US Army Reactivates Former Pershing Missile Unit As European Theater Fires Command
U.S. Army Europe and Africa officially reactivated the 56th Artillery Command as the Theater Fires Command on Monday, with a ceremony held on Allen Field at Clay Kaserne.
In a statement made prior to the ceremony, the unit’s commanding general, Maj. Gen. Stephen J. Maranian, said that “the reactivation of the 56th Artillery Command will provide U.S. Army Europe and Africa with significant capabilities in multi-domain operations”. He added that the reactivation would “further enable the synchronization of joint and multinational fires and effects, and employment of future long range surface to surface fires across the U.S. Army Europe and Africa area of responsibility.”
During the ceremony, the colors of the 56th Artillery Command were uncased, with the unit’s Command Sgt. Maj., Darrel Walls, handing them to Gen. Christopher Cavoli, commanding general of U.S. Army Europe and Africa. The colors were in turn handed to Maj. Gen. Maranian, who formally accepted his command of the unit.
Gen. Cavioli said at the ceremony that the reactivation of the 56th was another milestone for the U.S. Army and U.S. Army Europe and Africa, being crucial to planning and coordinating the employment of multi-domain fires and effects. Maj. Gen. Maranian thanked the unit’s staff for their preparations over the past two years for the unit’s move to their new home base in Wiesbaden while participating in exercises. Additionally, he thanked Installation Management Command Europe and Wiesbaden Garrison for the support rendered during the command’s move to its new headquarters with the 2nd Multi-Domain Task Force on Mainz-Kastel.
The 56th Artillery Command takes its lineage from the 56th Field Artillery Command, which last served on active duty as the European Theater’s Pershing Missile Headquarters from 1986 to 1991. The unit was inactivated in June 1991, after the disposal of the last of its Pershing II medium-range nuclear ballistic missiles following the 1988 ratification of the Intermediate-Range Nuclear Forces Treaty that banned them.

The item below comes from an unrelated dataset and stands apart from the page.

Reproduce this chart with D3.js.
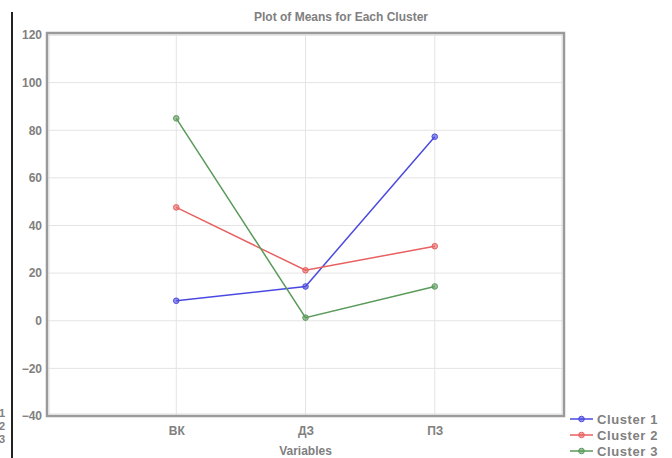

Since the collapse of the treaty in 2019 over allegations of Russian treaty violations, the United States Army has begun developing new missiles or modifying existing missiles to be capable of reaching ranges previously banned under the INF, such as ground-launched Tomahawk Cruise Missiles and the Precision Strike Missile. As shown by Maj. Gen. Maranian’s comments, the U.S. Army is now laying the foundations for the fielding of these new missile capabilities in Europe.